Scaroni also recognizes that countries will try to renegotiate contracts that were based on a much lower assumed oil price should oil prices rise unexpectedly, just as companies will try to rengotiate contracts when oil prices are lower than expected.

The second concept that I learned is that when oil prices move from $50 to $60 you cannot expect that this $10 difference falls into your pocket. You’d be happy if half of it went to you. All over the globe, there has been a big push to change the terms of the agreements over the past three years .... The same thing happens when prices fall. This time we renegotiate. When oil prices went down in the 1990’s, we renegotiated. But if renegotiation goes too far, and international oil companies leave, and then production starts to drop.

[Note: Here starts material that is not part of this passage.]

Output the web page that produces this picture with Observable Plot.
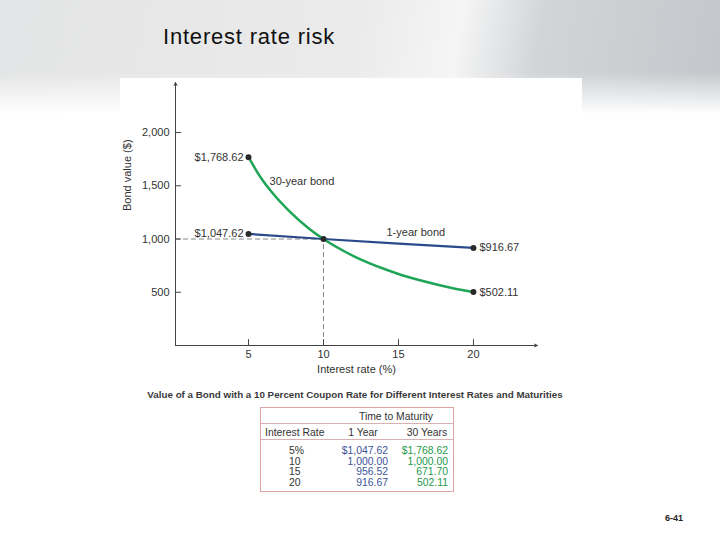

At that point governments understand that the terms and conditions are important and that we have our own interest. 

That seems about right to me.  

The countries that have the oil will utlimately decide how much of their oil they want to produce right now, and who they want to produce the oil.  Sometimes, they may not necessarily want to produce as much as they can at the lowest possible cost -- ultimately, that is their choice.  It is their oil.

And what of the countries that don't have the oil needed to meet their domestic demand?  They aren't likely to have a lot of influence over the policies of the oil producers.  But they certainly can adopt policies to reduce their own demand for oil -- and thus their exposure to the policy choices made by the world's oil exporters.

One of Scaroni's factoids: If US cars were as efficient as European cars, that would save 4mbd.  That is as much as Iran produces, and more than it exports.  Worth pondering.